As it goes, every lone gunslinger still buys their gun from someone. Even the most independent developer will be assisted by others, as every pioneer has to ask for a little help. People who develop games on their own, get help from others. They ask for feedback on their designs. They get coding help. They have been taught their skills. They are supplied assets or borrow resources from others. Jonathon Blow's Braid may have been conceived in its original implementation by one person, but it was popularized as a beautiful joint venture involving the art of David Hellman.
Despite your own feelings about the advantages of truly independent development, it is in itself, clearly educational. Every time you go exploring you learn something. If your goal is education, nothing beats the breadth of education afforded by developing all the aspects of your game. A single developer certainly must trade depth of knowledge for breadth of knowledge, but if you are training to manage deep knowledge specialists or working toward the liberal arts education of game making, solo development is an exceptional trainer. Talk to the people who sail the open seas in a one person boat or go orienteering in the wilderness by themselves. They rarely say, "I don't know how to use a compass. We have someone do that that for us."
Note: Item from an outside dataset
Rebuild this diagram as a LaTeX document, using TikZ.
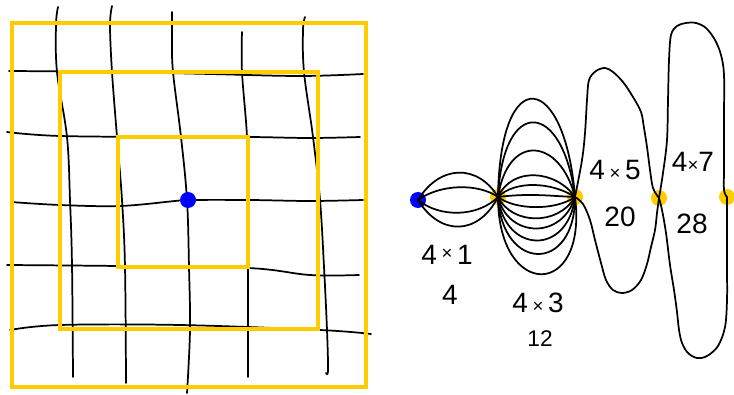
\documentclass[tikz,border=0pt]{standalone}
\usepackage{fontspec}
\setmainfont{Liberation Sans}
\definecolor{gold}{RGB}{255,204,0}
\definecolor{dotblue}{RGB}{0,0,255}
\begin{document}
\begin{tikzpicture}[x=0.75pt,y=-0.75pt,
  sq/.style={draw=gold,line width=3pt},
  ink/.style={draw=black,line width=1.3pt,line cap=round,line join=round},
  bdot/.style={circle,fill=dotblue,inner sep=0pt,minimum size=12pt},
  ydot/.style={circle,fill=gold,inner sep=0pt,minimum size=12pt},
  lab/.style={font=\fontsize{21}{21}\selectfont,inner sep=0pt}]
\useasboundingbox (0,0) rectangle (734,395);
% ---------- grid (left) ----------
\draw[ink] plot[smooth,tension=0.6] coordinates {(9,71) (120,72) (210,74) (300,76) (363,74)};
\draw[ink] plot[smooth,tension=0.6] coordinates {(7,132) (60,136) (180,137) (250,137) (310,138) (360,137)};
\draw[ink] plot[smooth,tension=0.6] coordinates {(11,202) (60,205) (120,206) (175,201) (188,200) (250,200) (310,201) (363,200)};
\draw[ink] plot[smooth,tension=0.6] coordinates {(7,265) (118,266) (248,268) (310,275) (359,275)};
\draw[ink] plot[smooth,tension=0.6] coordinates {(10,330) (60,325) (180,325) (320,330) (371,334)};
\draw[ink] plot[smooth,tension=0.6] coordinates {(58,7) (56,25) (57,72) (67,137) (70,200) (72,265) (73,377)};
\draw[ink] plot[smooth,tension=0.6] coordinates {(112,6) (110,25) (112,72) (117,137) (122,200) (125,267) (126,383)};
\draw[ink] plot[smooth,tension=0.6] coordinates {(172,12) (172,40) (173,72) (181,137) (187,200) (189,267) (190,330) (187,393)};
\draw[ink] plot[smooth,tension=0.6] coordinates {(242,32) (242,72) (247,137) (248,200) (248,267) (248,377)};
\draw[ink] plot[smooth,tension=0.6] coordinates {(305,17) (303,30) (304,72) (313,137) (320,200) (324,267) (327,330) (328,370) (326,373)};
% ---------- squares ----------
\draw[sq] (12,23) rectangle (366,387);
\draw[sq] (60,72) rectangle (318,329);
\draw[sq] (118,137) rectangle (248,267);
\node[bdot] (c) at (188,200) {};
% ---------- dots (right) ----------
\node[bdot] (b) at (418,200) {};
\node[ydot] (y1) at (498,197) {};
\node[ydot] (y2) at (575,197) {};
\node[ydot] (y3) at (659,198) {};
\node[ydot] (y4) at (727,197) {};
% ---------- 4x1 lens ----------
\draw[ink] (b.center) .. controls (440,164) and (478,164) .. (y1.center);
\draw[ink] (b.center) .. controls (440,184) and (478,183) .. (y1.center);
\draw[ink] (b.center) .. controls (440,218) and (478,217) .. (y1.center);
\draw[ink] (b.center) .. controls (440,236) and (478,236) .. (y1.center);
% ---------- 4x3 loops ----------
\draw[ink] (y1.center) .. controls (500,60) and (565,72) .. (y2.center);
\draw[ink] (y1.center) .. controls (503,95) and (563,100) .. (y2.center);
\draw[ink] (y1.center) .. controls (508,132) and (560,138) .. (y2.center);
\draw[ink] (y1.center) .. controls (512,166) and (556,170) .. (y2.center);
\draw[ink] (y1.center) .. controls (515,180) and (552,182) .. (y2.center);
\draw[ink] (y1.center) .. controls (530,193) and (550,196) .. (y2.center);
\draw[ink] (y1.center) .. controls (515,210) and (555,211) .. (y2.center);
\draw[ink] (y1.center) .. controls (512,225) and (558,226) .. (y2.center);
\draw[ink] (y1.center) .. controls (508,238) and (562,240) .. (y2.center);
\draw[ink] (y1.center) .. controls (505,254) and (568,256) .. (y2.center);
\draw[ink] (y1.center) .. controls (502,272) and (575,274) .. (y2.center);
\draw[ink] (y1.center) .. controls (498,300) and (588,300) .. (y2.center);
% ---------- 4x5 loop ----------
\draw[ink] plot[smooth,tension=0.55] coordinates {(y2.center) (582,160) (585,133) (587,100) (589,80) (596,71) (605,68) (613,72) (623,82) (633,97) (641,112) (644,128) (647,147) (650,170) (653,188) (y3.center)};
\draw[ink] plot[smooth,tension=0.55] coordinates {(y3.center) (657,213) (655,230) (651,247) (647,264) (641,280) (632,290) (622,293) (613,290) (606,280) (601,263) (595,240) (590,220) (583,204) (y2.center)};
% ---------- 4x7 loop ----------
\draw[ink] plot[smooth,tension=0.55] coordinates {(y3.center) (663,173) (667,140) (668,100) (669,60) (671,35) (677,26) (686,23) (696,23) (706,28) (715,40) (721,55) (724,75) (724,117) (724,167) (724,190) (y4.center)};
\draw[ink] plot[smooth,tension=0.55] coordinates {(y4.center) (727,233) (727,267) (727,300) (725,327) (718,346) (707,356) (697,358) (688,353) (682,343) (679,330) (677,312) (674,290) (670,265) (666,233) (662,210) (y3.center)};
% ---------- labels ----------
\node[lab] (l41) at (447,255) {4\,{\fontsize{14}{14}\selectfont\raisebox{0.5ex}{×}}\,1};
\node[lab] (l4) at (450,295) {4};
\node[lab] (l43) at (538,303) {4\,{\fontsize{14}{14}\selectfont ×}\,3};
\node[lab,font=\fontsize{17}{17}\selectfont] (l12) at (540,339) {12};
\node[lab] (l45) at (615,170) {4\,{\fontsize{14}{14}\selectfont ×}\,5};
\node[lab] (l20) at (620,217) {20};
\node[lab] (l47) at (693,162) {4{\fontsize{14}{14}\selectfont ×}7};
\node[lab] (l28) at (692,224) {28};
\end{tikzpicture}
\end{document}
I once received advice from an experienced tracker who routinely spends months in the wilderness. He listed a few items to take. Top on his list was a lighter. He said it was simple -- why bother rubbing two sticks when all the technology is there to use in a convenient package? It seems that if you are really curious about developing a game solo, you should look for a lighter. Find some technology that streamlines game building but affords you go-anywhere portability and a wide range of possibilities. Not only will it help you get through the wilderness, it will make life a lot easier on your own.